STORED DATA -
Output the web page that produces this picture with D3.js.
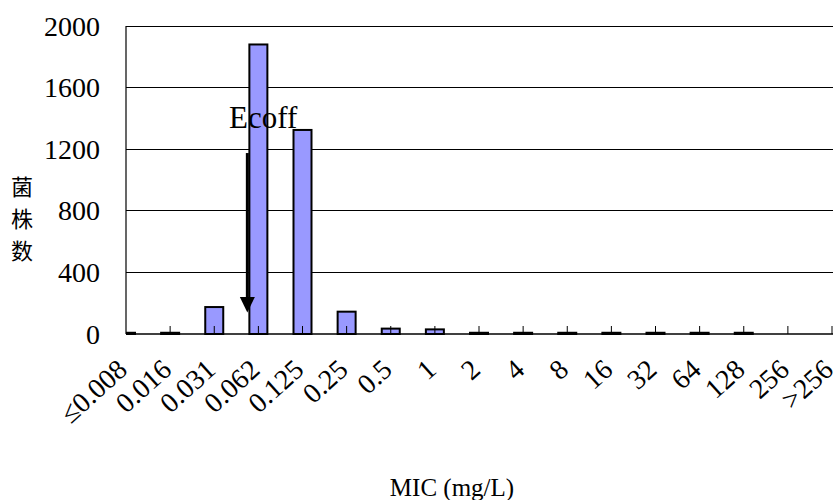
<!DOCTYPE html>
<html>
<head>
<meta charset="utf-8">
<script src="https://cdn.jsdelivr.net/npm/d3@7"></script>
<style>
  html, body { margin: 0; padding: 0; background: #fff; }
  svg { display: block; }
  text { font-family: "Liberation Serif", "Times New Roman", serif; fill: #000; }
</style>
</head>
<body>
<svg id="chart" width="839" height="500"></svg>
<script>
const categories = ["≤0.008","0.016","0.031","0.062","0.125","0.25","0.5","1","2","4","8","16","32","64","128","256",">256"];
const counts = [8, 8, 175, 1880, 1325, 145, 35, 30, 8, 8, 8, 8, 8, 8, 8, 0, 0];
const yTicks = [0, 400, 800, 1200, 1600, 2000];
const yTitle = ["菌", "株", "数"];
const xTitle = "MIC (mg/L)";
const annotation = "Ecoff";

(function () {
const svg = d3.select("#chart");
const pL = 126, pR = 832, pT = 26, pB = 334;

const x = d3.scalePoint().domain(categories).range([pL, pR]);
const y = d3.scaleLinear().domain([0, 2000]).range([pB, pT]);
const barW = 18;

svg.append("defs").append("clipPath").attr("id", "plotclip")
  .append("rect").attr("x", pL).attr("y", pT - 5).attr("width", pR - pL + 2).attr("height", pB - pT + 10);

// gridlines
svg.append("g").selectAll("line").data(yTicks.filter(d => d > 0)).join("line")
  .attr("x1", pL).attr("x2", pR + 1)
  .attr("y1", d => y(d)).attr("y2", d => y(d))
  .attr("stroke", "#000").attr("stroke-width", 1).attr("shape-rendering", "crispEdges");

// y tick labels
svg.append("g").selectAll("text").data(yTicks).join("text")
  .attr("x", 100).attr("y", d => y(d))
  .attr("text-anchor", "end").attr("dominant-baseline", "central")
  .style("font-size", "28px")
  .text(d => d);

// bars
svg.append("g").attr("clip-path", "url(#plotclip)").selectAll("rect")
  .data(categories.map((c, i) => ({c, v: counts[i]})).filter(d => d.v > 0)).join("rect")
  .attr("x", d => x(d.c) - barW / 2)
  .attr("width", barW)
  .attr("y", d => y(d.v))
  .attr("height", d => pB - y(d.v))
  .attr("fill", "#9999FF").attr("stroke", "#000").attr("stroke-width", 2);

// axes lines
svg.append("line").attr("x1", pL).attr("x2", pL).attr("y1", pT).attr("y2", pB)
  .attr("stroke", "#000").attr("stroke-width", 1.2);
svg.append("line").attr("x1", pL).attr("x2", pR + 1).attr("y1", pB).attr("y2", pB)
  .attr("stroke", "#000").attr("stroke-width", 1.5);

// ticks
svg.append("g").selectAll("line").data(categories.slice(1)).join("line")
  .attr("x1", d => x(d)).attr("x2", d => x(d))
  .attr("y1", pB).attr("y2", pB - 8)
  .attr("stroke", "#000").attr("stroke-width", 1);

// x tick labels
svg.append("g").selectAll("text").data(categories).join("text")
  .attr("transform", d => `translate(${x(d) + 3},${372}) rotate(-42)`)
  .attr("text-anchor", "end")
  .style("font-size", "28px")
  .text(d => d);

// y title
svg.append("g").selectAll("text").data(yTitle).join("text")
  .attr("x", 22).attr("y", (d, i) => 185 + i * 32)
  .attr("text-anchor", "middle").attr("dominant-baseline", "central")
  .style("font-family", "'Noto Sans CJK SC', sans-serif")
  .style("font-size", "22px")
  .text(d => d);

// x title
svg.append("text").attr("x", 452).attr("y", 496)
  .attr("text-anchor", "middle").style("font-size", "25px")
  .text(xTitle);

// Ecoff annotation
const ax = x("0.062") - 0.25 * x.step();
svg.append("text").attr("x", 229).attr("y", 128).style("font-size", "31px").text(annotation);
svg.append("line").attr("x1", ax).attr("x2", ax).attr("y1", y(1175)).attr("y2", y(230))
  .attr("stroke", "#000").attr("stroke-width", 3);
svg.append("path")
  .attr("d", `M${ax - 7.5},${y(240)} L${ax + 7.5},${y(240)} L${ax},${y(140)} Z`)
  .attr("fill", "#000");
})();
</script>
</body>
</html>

WRITTEN REQUEST - Copy the material shown above in full and exactly. Skip the pictures.

FULL RESPONSE -
Output the web page that produces this picture with D3.js.
<!DOCTYPE html>
<html>
<head>
<meta charset="utf-8">
<script src="https://cdn.jsdelivr.net/npm/d3@7"></script>
<style>
  html, body { margin: 0; padding: 0; background: #fff; }
  svg { display: block; }
  text { font-family: "Liberation Serif", "Times New Roman", serif; fill: #000; }
</style>
</head>
<body>
<svg id="chart" width="839" height="500"></svg>
<script>
const categories = ["≤0.008","0.016","0.031","0.062","0.125","0.25","0.5","1","2","4","8","16","32","64","128","256",">256"];
const counts = [8, 8, 175, 1880, 1325, 145, 35, 30, 8, 8, 8, 8, 8, 8, 8, 0, 0];
const yTicks = [0, 400, 800, 1200, 1600, 2000];
const yTitle = ["菌", "株", "数"];
const xTitle = "MIC (mg/L)";
const annotation = "Ecoff";

(function () {
const svg = d3.select("#chart");
const pL = 126, pR = 832, pT = 26, pB = 334;

const x = d3.scalePoint().domain(categories).range([pL, pR]);
const y = d3.scaleLinear().domain([0, 2000]).range([pB, pT]);
const barW = 18;

svg.append("defs").append("clipPath").attr("id", "plotclip")
  .append("rect").attr("x", pL).attr("y", pT - 5).attr("width", pR - pL + 2).attr("height", pB - pT + 10);

// gridlines
svg.append("g").selectAll("line").data(yTicks.filter(d => d > 0)).join("line")
  .attr("x1", pL).attr("x2", pR + 1)
  .attr("y1", d => y(d)).attr("y2", d => y(d))
  .attr("stroke", "#000").attr("stroke-width", 1).attr("shape-rendering", "crispEdges");

// y tick labels
svg.append("g").selectAll("text").data(yTicks).join("text")
  .attr("x", 100).attr("y", d => y(d))
  .attr("text-anchor", "end").attr("dominant-baseline", "central")
  .style("font-size", "28px")
  .text(d => d);

// bars
svg.append("g").attr("clip-path", "url(#plotclip)").selectAll("rect")
  .data(categories.map((c, i) => ({c, v: counts[i]})).filter(d => d.v > 0)).join("rect")
  .attr("x", d => x(d.c) - barW / 2)
  .attr("width", barW)
  .attr("y", d => y(d.v))
  .attr("height", d => pB - y(d.v))
  .attr("fill", "#9999FF").attr("stroke", "#000").attr("stroke-width", 2);

// axes lines
svg.append("line").attr("x1", pL).attr("x2", pL).attr("y1", pT).attr("y2", pB)
  .attr("stroke", "#000").attr("stroke-width", 1.2);
svg.append("line").attr("x1", pL).attr("x2", pR + 1).attr("y1", pB).attr("y2", pB)
  .attr("stroke", "#000").attr("stroke-width", 1.5);

// ticks
svg.append("g").selectAll("line").data(categories.slice(1)).join("line")
  .attr("x1", d => x(d)).attr("x2", d => x(d))
  .attr("y1", pB).attr("y2", pB - 8)
  .attr("stroke", "#000").attr("stroke-width", 1);

// x tick labels
svg.append("g").selectAll("text").data(categories).join("text")
  .attr("transform", d => `translate(${x(d) + 3},${372}) rotate(-42)`)
  .attr("text-anchor", "end")
  .style("font-size", "28px")
  .text(d => d);

// y title
svg.append("g").selectAll("text").data(yTitle).join("text")
  .attr("x", 22).attr("y", (d, i) => 185 + i * 32)
  .attr("text-anchor", "middle").attr("dominant-baseline", "central")
  .style("font-family", "'Noto Sans CJK SC', sans-serif")
  .style("font-size", "22px")
  .text(d => d);

// x title
svg.append("text").attr("x", 452).attr("y", 496)
  .attr("text-anchor", "middle").style("font-size", "25px")
  .text(xTitle);

// Ecoff annotation
const ax = x("0.062") - 0.25 * x.step();
svg.append("text").attr("x", 229).attr("y", 128).style("font-size", "31px").text(annotation);
svg.append("line").attr("x1", ax).attr("x2", ax).attr("y1", y(1175)).attr("y2", y(230))
  .attr("stroke", "#000").attr("stroke-width", 3);
svg.append("path")
  .attr("d", `M${ax - 7.5},${y(240)} L${ax + 7.5},${y(240)} L${ax},${y(140)} Z`)
  .attr("fill", "#000");
})();
</script>
</body>
</html>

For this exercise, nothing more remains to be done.